+++ Information provided +++

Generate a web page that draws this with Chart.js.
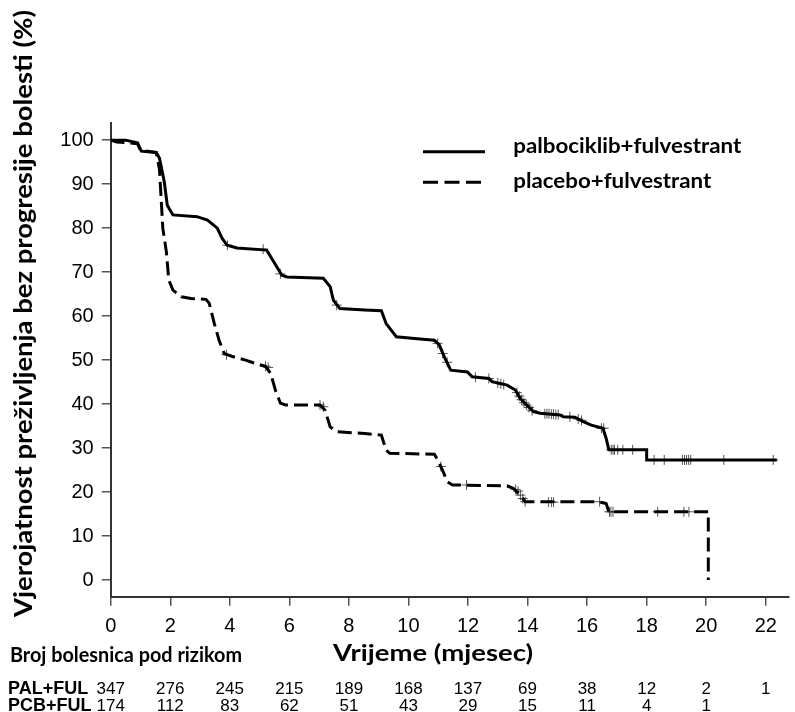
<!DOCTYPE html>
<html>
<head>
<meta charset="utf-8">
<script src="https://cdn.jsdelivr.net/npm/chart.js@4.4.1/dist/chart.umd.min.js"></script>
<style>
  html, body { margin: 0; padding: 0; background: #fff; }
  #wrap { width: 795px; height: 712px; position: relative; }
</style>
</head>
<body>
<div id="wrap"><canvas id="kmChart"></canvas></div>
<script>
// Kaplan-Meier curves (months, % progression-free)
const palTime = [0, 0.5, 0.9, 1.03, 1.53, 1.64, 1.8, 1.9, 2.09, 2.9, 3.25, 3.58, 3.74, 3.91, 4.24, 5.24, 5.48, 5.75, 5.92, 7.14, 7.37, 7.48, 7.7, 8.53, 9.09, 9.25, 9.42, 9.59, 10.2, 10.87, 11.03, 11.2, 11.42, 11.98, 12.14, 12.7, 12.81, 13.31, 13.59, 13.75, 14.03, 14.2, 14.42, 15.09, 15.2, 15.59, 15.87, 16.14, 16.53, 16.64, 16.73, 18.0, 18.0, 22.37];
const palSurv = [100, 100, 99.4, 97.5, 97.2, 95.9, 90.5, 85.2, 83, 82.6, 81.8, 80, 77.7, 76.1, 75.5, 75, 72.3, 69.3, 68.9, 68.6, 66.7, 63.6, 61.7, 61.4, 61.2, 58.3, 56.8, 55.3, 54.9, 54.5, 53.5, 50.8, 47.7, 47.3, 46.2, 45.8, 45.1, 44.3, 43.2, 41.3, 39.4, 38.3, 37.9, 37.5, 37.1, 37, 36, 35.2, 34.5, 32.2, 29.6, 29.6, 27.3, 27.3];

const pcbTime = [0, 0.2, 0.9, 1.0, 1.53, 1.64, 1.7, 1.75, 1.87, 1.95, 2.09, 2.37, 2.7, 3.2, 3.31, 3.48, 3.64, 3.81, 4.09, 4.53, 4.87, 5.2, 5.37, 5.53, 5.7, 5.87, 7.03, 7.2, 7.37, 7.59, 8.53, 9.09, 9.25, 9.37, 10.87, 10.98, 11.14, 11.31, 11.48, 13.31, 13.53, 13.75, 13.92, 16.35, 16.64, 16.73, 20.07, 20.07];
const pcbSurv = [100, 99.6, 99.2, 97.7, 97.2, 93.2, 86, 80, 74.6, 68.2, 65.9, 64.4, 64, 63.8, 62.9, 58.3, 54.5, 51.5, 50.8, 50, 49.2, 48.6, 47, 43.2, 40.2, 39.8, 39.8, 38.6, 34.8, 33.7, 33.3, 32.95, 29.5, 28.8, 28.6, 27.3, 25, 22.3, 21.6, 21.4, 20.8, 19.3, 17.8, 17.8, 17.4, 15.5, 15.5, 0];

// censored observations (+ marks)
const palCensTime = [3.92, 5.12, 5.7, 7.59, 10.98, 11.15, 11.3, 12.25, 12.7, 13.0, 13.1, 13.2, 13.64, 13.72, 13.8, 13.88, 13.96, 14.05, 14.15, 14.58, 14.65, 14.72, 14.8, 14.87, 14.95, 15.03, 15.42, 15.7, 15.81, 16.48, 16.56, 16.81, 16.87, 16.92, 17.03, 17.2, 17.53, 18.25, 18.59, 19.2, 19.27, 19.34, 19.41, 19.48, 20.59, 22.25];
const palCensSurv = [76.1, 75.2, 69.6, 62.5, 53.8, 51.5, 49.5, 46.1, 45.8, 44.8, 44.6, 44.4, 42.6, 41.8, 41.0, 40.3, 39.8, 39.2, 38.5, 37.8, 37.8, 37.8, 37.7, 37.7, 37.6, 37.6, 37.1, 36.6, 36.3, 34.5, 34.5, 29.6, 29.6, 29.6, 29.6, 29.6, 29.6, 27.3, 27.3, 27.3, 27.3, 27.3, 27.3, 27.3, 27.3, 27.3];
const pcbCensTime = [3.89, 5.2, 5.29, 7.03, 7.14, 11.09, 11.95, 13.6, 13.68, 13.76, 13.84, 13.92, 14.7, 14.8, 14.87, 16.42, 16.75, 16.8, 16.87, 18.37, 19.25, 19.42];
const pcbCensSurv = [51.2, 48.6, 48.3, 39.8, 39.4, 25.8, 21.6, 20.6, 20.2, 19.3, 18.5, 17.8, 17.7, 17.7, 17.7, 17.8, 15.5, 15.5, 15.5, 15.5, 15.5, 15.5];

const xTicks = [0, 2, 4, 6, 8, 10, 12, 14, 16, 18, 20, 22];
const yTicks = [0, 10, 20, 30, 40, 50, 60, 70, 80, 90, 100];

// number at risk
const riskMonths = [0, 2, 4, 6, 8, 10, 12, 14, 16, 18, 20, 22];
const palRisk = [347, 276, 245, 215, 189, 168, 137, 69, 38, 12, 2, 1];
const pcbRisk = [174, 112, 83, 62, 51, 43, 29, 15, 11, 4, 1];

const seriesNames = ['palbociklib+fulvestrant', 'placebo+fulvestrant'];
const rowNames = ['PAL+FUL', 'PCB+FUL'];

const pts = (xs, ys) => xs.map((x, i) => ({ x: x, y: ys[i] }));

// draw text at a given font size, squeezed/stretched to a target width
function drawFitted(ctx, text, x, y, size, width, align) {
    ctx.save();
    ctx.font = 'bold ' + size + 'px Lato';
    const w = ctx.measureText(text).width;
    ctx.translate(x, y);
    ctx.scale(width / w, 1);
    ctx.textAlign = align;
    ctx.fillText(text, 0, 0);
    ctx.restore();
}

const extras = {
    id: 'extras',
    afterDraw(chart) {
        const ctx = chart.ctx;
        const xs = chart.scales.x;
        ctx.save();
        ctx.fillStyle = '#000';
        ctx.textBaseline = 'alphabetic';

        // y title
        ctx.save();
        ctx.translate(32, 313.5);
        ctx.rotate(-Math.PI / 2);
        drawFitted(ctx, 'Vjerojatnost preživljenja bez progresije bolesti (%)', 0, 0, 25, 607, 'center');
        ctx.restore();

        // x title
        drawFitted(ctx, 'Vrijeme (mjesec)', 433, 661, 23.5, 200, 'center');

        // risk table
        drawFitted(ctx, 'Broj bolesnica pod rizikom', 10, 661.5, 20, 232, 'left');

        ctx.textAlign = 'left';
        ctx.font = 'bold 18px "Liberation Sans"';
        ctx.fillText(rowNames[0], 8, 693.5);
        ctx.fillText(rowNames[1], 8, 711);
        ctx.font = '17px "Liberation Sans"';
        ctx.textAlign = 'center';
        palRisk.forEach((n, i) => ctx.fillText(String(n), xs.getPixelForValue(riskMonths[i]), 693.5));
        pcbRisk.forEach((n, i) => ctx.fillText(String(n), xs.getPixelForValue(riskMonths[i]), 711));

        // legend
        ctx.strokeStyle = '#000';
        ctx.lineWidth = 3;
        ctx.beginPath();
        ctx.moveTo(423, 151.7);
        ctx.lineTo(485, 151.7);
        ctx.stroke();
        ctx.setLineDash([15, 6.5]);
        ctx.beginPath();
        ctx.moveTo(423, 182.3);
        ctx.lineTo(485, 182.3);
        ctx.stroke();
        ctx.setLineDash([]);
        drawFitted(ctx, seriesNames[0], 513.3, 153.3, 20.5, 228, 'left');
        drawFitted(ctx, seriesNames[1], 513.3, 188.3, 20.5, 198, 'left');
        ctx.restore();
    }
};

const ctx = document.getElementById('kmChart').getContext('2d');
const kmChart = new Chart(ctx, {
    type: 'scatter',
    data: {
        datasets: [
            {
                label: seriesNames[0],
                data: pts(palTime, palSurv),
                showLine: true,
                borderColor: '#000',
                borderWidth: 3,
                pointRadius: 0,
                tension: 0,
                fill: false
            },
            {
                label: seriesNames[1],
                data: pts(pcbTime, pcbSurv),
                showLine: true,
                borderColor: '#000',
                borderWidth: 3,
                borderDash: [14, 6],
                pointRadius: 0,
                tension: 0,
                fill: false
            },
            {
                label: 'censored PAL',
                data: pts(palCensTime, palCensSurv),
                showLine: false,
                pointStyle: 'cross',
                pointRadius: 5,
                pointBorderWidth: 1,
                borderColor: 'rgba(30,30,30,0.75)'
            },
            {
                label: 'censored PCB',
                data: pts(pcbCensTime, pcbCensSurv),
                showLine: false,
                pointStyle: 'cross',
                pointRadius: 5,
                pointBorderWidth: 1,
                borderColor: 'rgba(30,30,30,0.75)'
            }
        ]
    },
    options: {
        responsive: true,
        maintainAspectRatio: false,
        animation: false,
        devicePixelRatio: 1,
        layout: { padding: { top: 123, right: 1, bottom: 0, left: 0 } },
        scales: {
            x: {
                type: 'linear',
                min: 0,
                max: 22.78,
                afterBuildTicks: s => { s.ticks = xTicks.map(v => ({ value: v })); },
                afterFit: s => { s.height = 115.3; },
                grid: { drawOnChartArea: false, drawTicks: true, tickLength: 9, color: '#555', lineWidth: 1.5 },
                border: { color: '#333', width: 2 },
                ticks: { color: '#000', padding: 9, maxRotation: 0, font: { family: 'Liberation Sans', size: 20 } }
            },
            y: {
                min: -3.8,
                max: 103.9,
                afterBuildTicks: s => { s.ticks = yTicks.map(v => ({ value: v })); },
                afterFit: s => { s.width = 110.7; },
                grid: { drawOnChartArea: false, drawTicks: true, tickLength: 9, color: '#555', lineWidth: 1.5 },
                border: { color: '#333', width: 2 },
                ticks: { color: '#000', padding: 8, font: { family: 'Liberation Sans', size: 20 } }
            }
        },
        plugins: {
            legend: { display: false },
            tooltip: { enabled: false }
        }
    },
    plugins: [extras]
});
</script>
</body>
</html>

+++

▸ Set task
Leave out the pictures and restate, word for word, the lines from the top of the data through the line containing "15.5, 15.5, 0];", both included.

▸ Result of this exercise
Generate a web page that draws this with Chart.js.
<!DOCTYPE html>
<html>
<head>
<meta charset="utf-8">
<script src="https://cdn.jsdelivr.net/npm/chart.js@4.4.1/dist/chart.umd.min.js"></script>
<style>
  html, body { margin: 0; padding: 0; background: #fff; }
  #wrap { width: 795px; height: 712px; position: relative; }
</style>
</head>
<body>
<div id="wrap"><canvas id="kmChart"></canvas></div>
<script>
// Kaplan-Meier curves (months, % progression-free)
const palTime = [0, 0.5, 0.9, 1.03, 1.53, 1.64, 1.8, 1.9, 2.09, 2.9, 3.25, 3.58, 3.74, 3.91, 4.24, 5.24, 5.48, 5.75, 5.92, 7.14, 7.37, 7.48, 7.7, 8.53, 9.09, 9.25, 9.42, 9.59, 10.2, 10.87, 11.03, 11.2, 11.42, 11.98, 12.14, 12.7, 12.81, 13.31, 13.59, 13.75, 14.03, 14.2, 14.42, 15.09, 15.2, 15.59, 15.87, 16.14, 16.53, 16.64, 16.73, 18.0, 18.0, 22.37];
const palSurv = [100, 100, 99.4, 97.5, 97.2, 95.9, 90.5, 85.2, 83, 82.6, 81.8, 80, 77.7, 76.1, 75.5, 75, 72.3, 69.3, 68.9, 68.6, 66.7, 63.6, 61.7, 61.4, 61.2, 58.3, 56.8, 55.3, 54.9, 54.5, 53.5, 50.8, 47.7, 47.3, 46.2, 45.8, 45.1, 44.3, 43.2, 41.3, 39.4, 38.3, 37.9, 37.5, 37.1, 37, 36, 35.2, 34.5, 32.2, 29.6, 29.6, 27.3, 27.3];

const pcbTime = [0, 0.2, 0.9, 1.0, 1.53, 1.64, 1.7, 1.75, 1.87, 1.95, 2.09, 2.37, 2.7, 3.2, 3.31, 3.48, 3.64, 3.81, 4.09, 4.53, 4.87, 5.2, 5.37, 5.53, 5.7, 5.87, 7.03, 7.2, 7.37, 7.59, 8.53, 9.09, 9.25, 9.37, 10.87, 10.98, 11.14, 11.31, 11.48, 13.31, 13.53, 13.75, 13.92, 16.35, 16.64, 16.73, 20.07, 20.07];
const pcbSurv = [100, 99.6, 99.2, 97.7, 97.2, 93.2, 86, 80, 74.6, 68.2, 65.9, 64.4, 64, 63.8, 62.9, 58.3, 54.5, 51.5, 50.8, 50, 49.2, 48.6, 47, 43.2, 40.2, 39.8, 39.8, 38.6, 34.8, 33.7, 33.3, 32.95, 29.5, 28.8, 28.6, 27.3, 25, 22.3, 21.6, 21.4, 20.8, 19.3, 17.8, 17.8, 17.4, 15.5, 15.5, 0];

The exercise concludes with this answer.